> _Stored records_:
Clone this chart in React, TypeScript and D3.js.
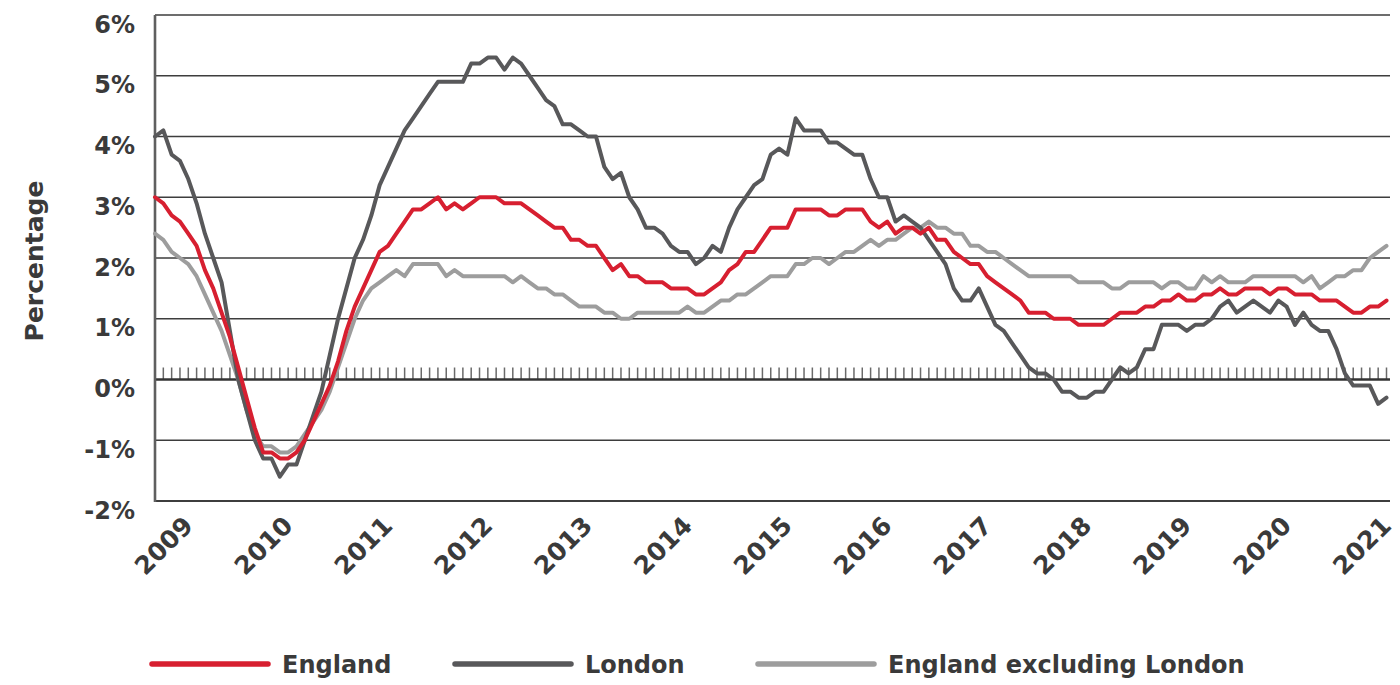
import React from 'react';
import * as d3 from 'd3';

const W = 1400, H = 685;
const PLOT = { left: 155, right: 1386.5, top: 15, bottom: 501, gridEnd: 1390 };
const FONT = '"DejaVu Sans", Verdana, sans-serif';
const TEXT = '#3a3a3a';

// monthly categories, Sep 2008 .. Jan 2021
const MONTHS = d3.timeMonth.range(new Date(2008, 8, 1), new Date(2021, 0, 2));

const Y_TICKS = [6, 5, 4, 3, 2, 1, 0, -1, -2];

const ENGLAND = [
  3.0, 2.9, 2.7, 2.6, 2.4, 2.2, 1.8, 1.5, 1.1, 0.7,
  0.2, -0.3, -0.8, -1.2, -1.2, -1.3, -1.3, -1.2, -1.0, -0.7,
  -0.4, -0.1, 0.3, 0.8, 1.2, 1.5, 1.8, 2.1, 2.2, 2.4,
  2.6, 2.8, 2.8, 2.9, 3.0, 2.8, 2.9, 2.8, 2.9, 3.0,
  3.0, 3.0, 2.9, 2.9, 2.9, 2.8, 2.7, 2.6, 2.5, 2.5,
  2.3, 2.3, 2.2, 2.2, 2.0, 1.8, 1.9, 1.7, 1.7, 1.6,
  1.6, 1.6, 1.5, 1.5, 1.5, 1.4, 1.4, 1.5, 1.6, 1.8,
  1.9, 2.1, 2.1, 2.3, 2.5, 2.5, 2.5, 2.8, 2.8, 2.8,
  2.8, 2.7, 2.7, 2.8, 2.8, 2.8, 2.6, 2.5, 2.6, 2.4,
  2.5, 2.5, 2.4, 2.5, 2.3, 2.3, 2.1, 2.0, 1.9, 1.9,
  1.7, 1.6, 1.5, 1.4, 1.3, 1.1, 1.1, 1.1, 1.0, 1.0,
  1.0, 0.9, 0.9, 0.9, 0.9, 1.0, 1.1, 1.1, 1.1, 1.2,
  1.2, 1.3, 1.3, 1.4, 1.3, 1.3, 1.4, 1.4, 1.5, 1.4,
  1.4, 1.5, 1.5, 1.5, 1.4, 1.5, 1.5, 1.4, 1.4, 1.4,
  1.3, 1.3, 1.3, 1.2, 1.1, 1.1, 1.2, 1.2, 1.3,
];

const LONDON = [
  4.0, 4.1, 3.7, 3.6, 3.3, 2.9, 2.4, 2.0, 1.6, 0.8,
  0.0, -0.5, -1.0, -1.3, -1.3, -1.6, -1.4, -1.4, -1.0, -0.6,
  -0.2, 0.4, 1.0, 1.5, 2.0, 2.3, 2.7, 3.2, 3.5, 3.8,
  4.1, 4.3, 4.5, 4.7, 4.9, 4.9, 4.9, 4.9, 5.2, 5.2,
  5.3, 5.3, 5.1, 5.3, 5.2, 5.0, 4.8, 4.6, 4.5, 4.2,
  4.2, 4.1, 4.0, 4.0, 3.5, 3.3, 3.4, 3.0, 2.8, 2.5,
  2.5, 2.4, 2.2, 2.1, 2.1, 1.9, 2.0, 2.2, 2.1, 2.5,
  2.8, 3.0, 3.2, 3.3, 3.7, 3.8, 3.7, 4.3, 4.1, 4.1,
  4.1, 3.9, 3.9, 3.8, 3.7, 3.7, 3.3, 3.0, 3.0, 2.6,
  2.7, 2.6, 2.5, 2.3, 2.1, 1.9, 1.5, 1.3, 1.3, 1.5,
  1.2, 0.9, 0.8, 0.6, 0.4, 0.2, 0.1, 0.1, 0.0, -0.2,
  -0.2, -0.3, -0.3, -0.2, -0.2, 0.0, 0.2, 0.1, 0.2, 0.5,
  0.5, 0.9, 0.9, 0.9, 0.8, 0.9, 0.9, 1.0, 1.2, 1.3,
  1.1, 1.2, 1.3, 1.2, 1.1, 1.3, 1.2, 0.9, 1.1, 0.9,
  0.8, 0.8, 0.5, 0.1, -0.1, -0.1, -0.1, -0.4, -0.3,
];

const ENGLAND_EX_LONDON = [
  2.4, 2.3, 2.1, 2.0, 1.9, 1.7, 1.4, 1.1, 0.8, 0.4,
  0.0, -0.5, -0.9, -1.1, -1.1, -1.2, -1.2, -1.1, -0.9, -0.7,
  -0.5, -0.2, 0.2, 0.6, 1.0, 1.3, 1.5, 1.6, 1.7, 1.8,
  1.7, 1.9, 1.9, 1.9, 1.9, 1.7, 1.8, 1.7, 1.7, 1.7,
  1.7, 1.7, 1.7, 1.6, 1.7, 1.6, 1.5, 1.5, 1.4, 1.4,
  1.3, 1.2, 1.2, 1.2, 1.1, 1.1, 1.0, 1.0, 1.1, 1.1,
  1.1, 1.1, 1.1, 1.1, 1.2, 1.1, 1.1, 1.2, 1.3, 1.3,
  1.4, 1.4, 1.5, 1.6, 1.7, 1.7, 1.7, 1.9, 1.9, 2.0,
  2.0, 1.9, 2.0, 2.1, 2.1, 2.2, 2.3, 2.2, 2.3, 2.3,
  2.4, 2.5, 2.5, 2.6, 2.5, 2.5, 2.4, 2.4, 2.2, 2.2,
  2.1, 2.1, 2.0, 1.9, 1.8, 1.7, 1.7, 1.7, 1.7, 1.7,
  1.7, 1.6, 1.6, 1.6, 1.6, 1.5, 1.5, 1.6, 1.6, 1.6,
  1.6, 1.5, 1.6, 1.6, 1.5, 1.5, 1.7, 1.6, 1.7, 1.6,
  1.6, 1.6, 1.7, 1.7, 1.7, 1.7, 1.7, 1.7, 1.6, 1.7,
  1.5, 1.6, 1.7, 1.7, 1.8, 1.8, 2.0, 2.1, 2.2,
];

const RED = '#d71f30';
const DARK = '#58585a';
const LIGHT = '#9d9d9d';

// drawing order: light grey at the back, red on top
const SERIES = [
  { name: 'England excluding London', values: ENGLAND_EX_LONDON, color: LIGHT },
  { name: 'London', values: LONDON, color: DARK },
  { name: 'England', values: ENGLAND, color: RED },
];

const LEGEND = [
  { name: 'England', color: RED, x: 152 },
  { name: 'London', color: DARK, x: 455 },
  { name: 'England excluding London', color: LIGHT, x: 758 },
];

export default function App() {
  const x = d3.scaleLinear().domain([0, MONTHS.length - 1]).range([PLOT.left, PLOT.right]);
  const y = d3.scaleLinear().domain([-2, 6]).range([PLOT.bottom, PLOT.top]);
  const line = d3.line<number>().x((_, i) => x(i)).y(d => y(d));

  const y0 = y(0);
  const years = MONTHS.map((m, i) => ({ m, i })).filter(d => d.m.getMonth() === 0);

  return (
    <svg width={W} height={H} style={{ position: 'absolute', left: 0, top: 0, background: '#fff' }}
      fontFamily={FONT} fontWeight="bold">
      {/* horizontal gridlines */}
      {Y_TICKS.filter(t => t !== 0).map(t => (
        <line key={t} x1={PLOT.left} x2={PLOT.gridEnd} y1={y(t)} y2={y(t)}
          stroke="#3d3d3d" strokeWidth={t === -2 ? 2 : 1.3} />
      ))}

      {/* monthly tick marks above the zero line */}
      {MONTHS.map((_, i) => i === 0 ? null : (
        <line key={i} x1={x(i)} x2={x(i)} y1={y0 - 12} y2={y0} stroke="#6a6a6a" strokeWidth={1.5} />
      ))}
      <line x1={PLOT.left} x2={PLOT.gridEnd} y1={y0} y2={y0} stroke="#333" strokeWidth={2.4} />

      {/* left axis */}
      <line x1={PLOT.left} x2={PLOT.left} y1={PLOT.top} y2={PLOT.bottom + 1} stroke="#5f5f5f" strokeWidth={2.6} />

      {/* series */}
      {SERIES.map(s => (
        <path key={s.name} d={line(s.values) || ''} fill="none" stroke={s.color}
          strokeWidth={4} strokeLinejoin="round" strokeLinecap="round" />
      ))}

      {/* y tick labels: top of the label sits on its gridline */}
      {Y_TICKS.map(t => (
        <text key={t} x={135} y={y(t) + 17.5} textAnchor="end" fontSize={24} fill={TEXT}>{`${t}%`}</text>
      ))}

      {/* y axis title */}
      <text transform="translate(43,261) rotate(-90)" textAnchor="middle" fontSize={25} fill={TEXT}>Percentage</text>

      {/* year labels */}
      {years.map(({ m, i }) => (
        <text key={i} transform={`translate(${x(i)},521) rotate(-45)`} textAnchor="end" dy="0.35em"
          fontSize={25} fill={TEXT}>{m.getFullYear()}</text>
      ))}

      {/* legend */}
      {LEGEND.map(l => (
        <g key={l.name}>
          <line x1={l.x} x2={l.x + 116} y1={664} y2={664} stroke={l.color} strokeWidth={5.5} strokeLinecap="round" />
          <text x={l.x + 130} y={664} dy="0.36em" fontSize={24} fill={TEXT}>{l.name}</text>
        </g>
      ))}
    </svg>
  );
}
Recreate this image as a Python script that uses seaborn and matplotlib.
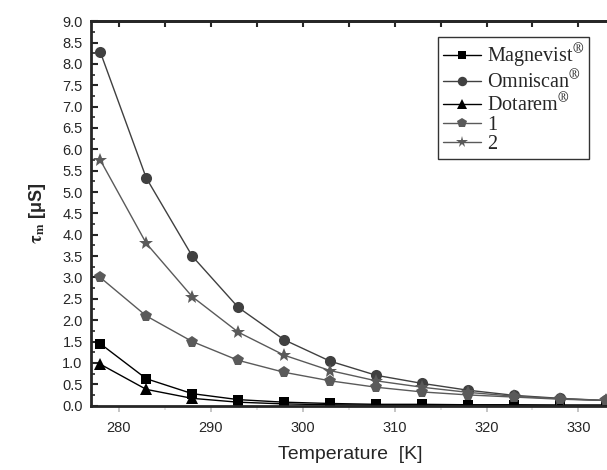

> _What needs to be done_:
From the first line above down to the line with "const TEXT = '#3a3a3a';", reproduce every line and no others, omitting pictures.

> _Result for this exercise_:
Clone this chart in React, TypeScript and D3.js.
import React from 'react';
import * as d3 from 'd3';

const W = 1400, H = 685;
const PLOT = { left: 155, right: 1386.5, top: 15, bottom: 501, gridEnd: 1390 };
const FONT = '"DejaVu Sans", Verdana, sans-serif';
const TEXT = '#3a3a3a';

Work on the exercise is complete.